Trend Micro are, I see, giving away plastic safari animals to their re-seller channel. Hardly a day passes without another plastic giraffe appearing in the post as part of a wacky sales incentive scheme.

I’m told, that once you have collected enough plastic animals and palm trees in a jungle scheme, you have to take a digital photo of the collection and then send it in to see if you have won the safari holiday at the end of the exercise.

Quite what the connection is between anti-virus and plastic animals, I don’t quite know but to be honest, I did rather prefer the bright yellow Mont Blanc pens that Symantec were once handing out. You can’t beat style. Plastic giraffe or Mont Blanc pen, it’s a tough choice for some!

Staying with security vendors, IDC has released its latest report on the shape of the industry. Symantec, Trend Micro and Network Associates are respectively first, second and third in turnover and the research company has identified emerging ‘Blended threats’ as the most immediate threat facing all of us.

“A blended threat”, according to IDC, “is a complex virus or worm program that targets multiple weaknesses in computer networks and is capable of doing damage in multiple ways. · Unlike traditional viruses, which rely on the user to spread the infected files, blended threats are automated and are always scanning the Internet and local networks for vulnerabilities and other computers to infect; that is, they spread without user interaction”.

If recent logs from my Norton ‘Personal Firewall’ are any measure of the threat, then it’s becoming observably worse on an almost quarterly basis.
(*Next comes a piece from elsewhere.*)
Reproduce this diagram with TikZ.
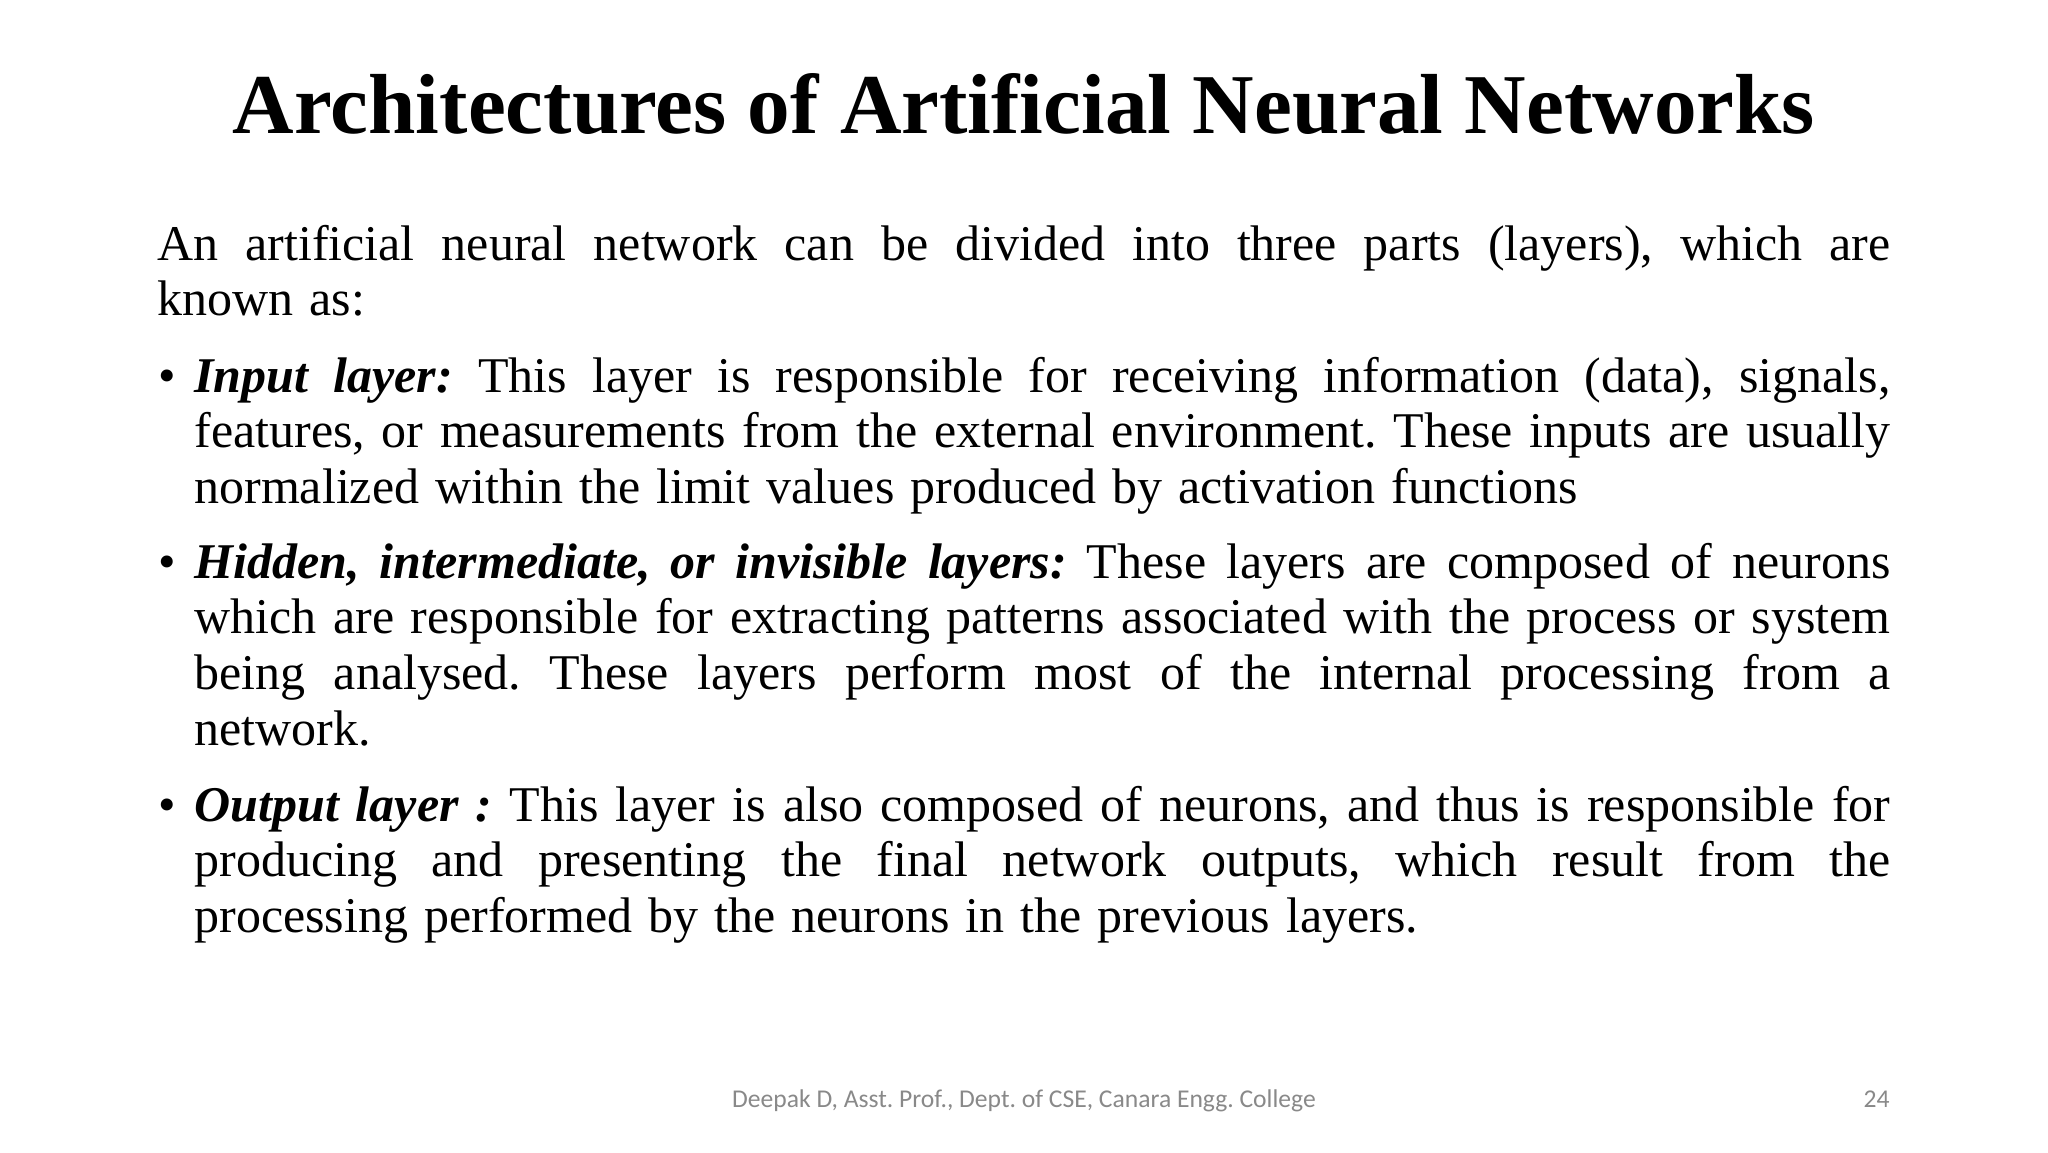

I’m not seeing a single Internet session, through BT Internet from home – dial-up – that doesn’t have some apparent port-scan exploit from “somewhere out there”.

It is interesting that IDC dwells on the drive towards the bigger picture of ‘Secure Content Management’, (SCM) the integration of policies, hardware and software to provide ‘overall protection’, rather than the piecemeal approach that the majority of companies have in place today.

A second prediction concerns mobile security, a topic I have been bashing-on-about for months now. As the Internet is freed from its cabled connection to a PC and becomes increasingly pervasive over wireless networks into multiple device types, the same threats that plagued the desktop PC will simply move on and up into the wireless space, with an potential for serious damage and disruption.

Unfortunately, I see complacency creeping into business all over again. It’s been almost twelve months since I did my ‘End of the World’ ‘turn’ about Code Red on the BBC and since then and Nimda, we haven’t had a serious meltdown. This is of course good news for the SCM vendors, because it implies that sales of anti-virus software are healthy but at the same time, apart from a few scares, we haven’t seen anything really nasty appear on the scale of Code Red. Once people think that they are protected or that the threat is exaggerated is the point when vulnerability starts all over again and we only have to look at the renewed incidence of HIV in the real world.

Much like the risk of an earthquake in San Francisco or Tokyo, we are overdue for another malicious code outbreak and so, if you haven’t got your SCM policy in place and your anti-virus definitions aren’t up to date, this is probably a good time to do something about it.

I can’t promise you a Mont Blanc pen or a plastic giraffe but peace of mind is worth much more.